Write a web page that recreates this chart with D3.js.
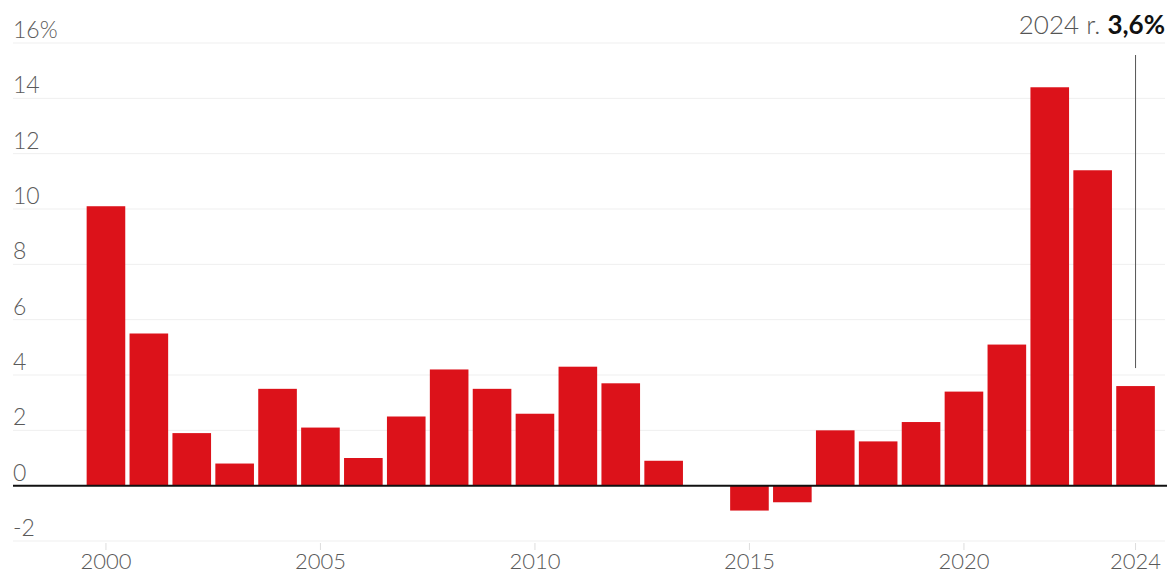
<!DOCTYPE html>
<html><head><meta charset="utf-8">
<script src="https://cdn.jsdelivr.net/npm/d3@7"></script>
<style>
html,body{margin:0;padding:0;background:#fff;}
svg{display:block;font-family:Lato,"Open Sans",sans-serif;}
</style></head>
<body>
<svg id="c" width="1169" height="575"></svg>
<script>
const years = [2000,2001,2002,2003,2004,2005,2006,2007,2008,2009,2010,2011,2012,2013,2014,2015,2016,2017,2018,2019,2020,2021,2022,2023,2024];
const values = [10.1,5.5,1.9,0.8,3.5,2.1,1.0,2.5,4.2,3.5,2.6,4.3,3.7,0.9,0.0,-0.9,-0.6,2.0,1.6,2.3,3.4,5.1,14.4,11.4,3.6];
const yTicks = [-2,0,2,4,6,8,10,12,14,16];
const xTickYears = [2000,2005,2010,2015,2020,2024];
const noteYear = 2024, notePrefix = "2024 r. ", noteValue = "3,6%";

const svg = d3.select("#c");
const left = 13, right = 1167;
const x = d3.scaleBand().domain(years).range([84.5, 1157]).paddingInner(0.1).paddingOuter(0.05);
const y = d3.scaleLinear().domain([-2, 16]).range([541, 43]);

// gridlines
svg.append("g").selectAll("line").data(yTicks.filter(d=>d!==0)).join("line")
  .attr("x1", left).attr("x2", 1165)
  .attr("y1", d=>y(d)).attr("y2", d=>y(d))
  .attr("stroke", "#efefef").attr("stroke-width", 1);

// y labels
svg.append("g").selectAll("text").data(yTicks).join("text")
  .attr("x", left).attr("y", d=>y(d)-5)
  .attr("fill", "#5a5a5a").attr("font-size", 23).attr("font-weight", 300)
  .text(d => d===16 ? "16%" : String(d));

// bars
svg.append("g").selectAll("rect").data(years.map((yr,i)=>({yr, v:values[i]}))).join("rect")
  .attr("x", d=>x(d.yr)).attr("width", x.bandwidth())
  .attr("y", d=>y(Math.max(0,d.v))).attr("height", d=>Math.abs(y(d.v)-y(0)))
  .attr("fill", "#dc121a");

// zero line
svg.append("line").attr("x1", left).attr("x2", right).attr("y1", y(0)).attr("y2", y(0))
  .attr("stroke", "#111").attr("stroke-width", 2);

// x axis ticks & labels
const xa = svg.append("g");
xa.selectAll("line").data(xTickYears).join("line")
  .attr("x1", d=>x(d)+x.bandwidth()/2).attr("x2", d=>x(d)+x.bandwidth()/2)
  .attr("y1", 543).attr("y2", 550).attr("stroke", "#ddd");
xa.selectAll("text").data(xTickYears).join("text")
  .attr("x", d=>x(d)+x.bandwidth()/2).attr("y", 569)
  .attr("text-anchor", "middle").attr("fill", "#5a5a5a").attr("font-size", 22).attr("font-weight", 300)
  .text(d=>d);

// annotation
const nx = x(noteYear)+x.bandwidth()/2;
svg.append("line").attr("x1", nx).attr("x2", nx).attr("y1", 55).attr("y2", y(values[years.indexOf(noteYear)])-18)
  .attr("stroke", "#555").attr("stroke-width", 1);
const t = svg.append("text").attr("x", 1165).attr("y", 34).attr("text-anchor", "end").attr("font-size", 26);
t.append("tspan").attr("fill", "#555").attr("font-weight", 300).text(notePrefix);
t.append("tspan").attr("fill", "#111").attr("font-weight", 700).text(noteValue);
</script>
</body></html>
☆ ☆ ☆ ☆
# Exercise requirements
Reproduce the data verbatim. Do not carry any picture into the copy.

# Output for this exercise
Write a web page that recreates this chart with D3.js.
<!DOCTYPE html>
<html><head><meta charset="utf-8">
<script src="https://cdn.jsdelivr.net/npm/d3@7"></script>
<style>
html,body{margin:0;padding:0;background:#fff;}
svg{display:block;font-family:Lato,"Open Sans",sans-serif;}
</style></head>
<body>
<svg id="c" width="1169" height="575"></svg>
<script>
const years = [2000,2001,2002,2003,2004,2005,2006,2007,2008,2009,2010,2011,2012,2013,2014,2015,2016,2017,2018,2019,2020,2021,2022,2023,2024];
const values = [10.1,5.5,1.9,0.8,3.5,2.1,1.0,2.5,4.2,3.5,2.6,4.3,3.7,0.9,0.0,-0.9,-0.6,2.0,1.6,2.3,3.4,5.1,14.4,11.4,3.6];
const yTicks = [-2,0,2,4,6,8,10,12,14,16];
const xTickYears = [2000,2005,2010,2015,2020,2024];
const noteYear = 2024, notePrefix = "2024 r. ", noteValue = "3,6%";

const svg = d3.select("#c");
const left = 13, right = 1167;
const x = d3.scaleBand().domain(years).range([84.5, 1157]).paddingInner(0.1).paddingOuter(0.05);
const y = d3.scaleLinear().domain([-2, 16]).range([541, 43]);

// gridlines
svg.append("g").selectAll("line").data(yTicks.filter(d=>d!==0)).join("line")
  .attr("x1", left).attr("x2", 1165)
  .attr("y1", d=>y(d)).attr("y2", d=>y(d))
  .attr("stroke", "#efefef").attr("stroke-width", 1);

// y labels
svg.append("g").selectAll("text").data(yTicks).join("text")
  .attr("x", left).attr("y", d=>y(d)-5)
  .attr("fill", "#5a5a5a").attr("font-size", 23).attr("font-weight", 300)
  .text(d => d===16 ? "16%" : String(d));

// bars
svg.append("g").selectAll("rect").data(years.map((yr,i)=>({yr, v:values[i]}))).join("rect")
  .attr("x", d=>x(d.yr)).attr("width", x.bandwidth())
  .attr("y", d=>y(Math.max(0,d.v))).attr("height", d=>Math.abs(y(d.v)-y(0)))
  .attr("fill", "#dc121a");

// zero line
svg.append("line").attr("x1", left).attr("x2", right).attr("y1", y(0)).attr("y2", y(0))
  .attr("stroke", "#111").attr("stroke-width", 2);

// x axis ticks & labels
const xa = svg.append("g");
xa.selectAll("line").data(xTickYears).join("line")
  .attr("x1", d=>x(d)+x.bandwidth()/2).attr("x2", d=>x(d)+x.bandwidth()/2)
  .attr("y1", 543).attr("y2", 550).attr("stroke", "#ddd");
xa.selectAll("text").data(xTickYears).join("text")
  .attr("x", d=>x(d)+x.bandwidth()/2).attr("y", 569)
  .attr("text-anchor", "middle").attr("fill", "#5a5a5a").attr("font-size", 22).attr("font-weight", 300)
  .text(d=>d);

// annotation
const nx = x(noteYear)+x.bandwidth()/2;
svg.append("line").attr("x1", nx).attr("x2", nx).attr("y1", 55).attr("y2", y(values[years.indexOf(noteYear)])-18)
  .attr("stroke", "#555").attr("stroke-width", 1);
const t = svg.append("text").attr("x", 1165).attr("y", 34).attr("text-anchor", "end").attr("font-size", 26);
t.append("tspan").attr("fill", "#555").attr("font-weight", 300).text(notePrefix);
t.append("tspan").attr("fill", "#111").attr("font-weight", 700).text(noteValue);
</script>
</body></html>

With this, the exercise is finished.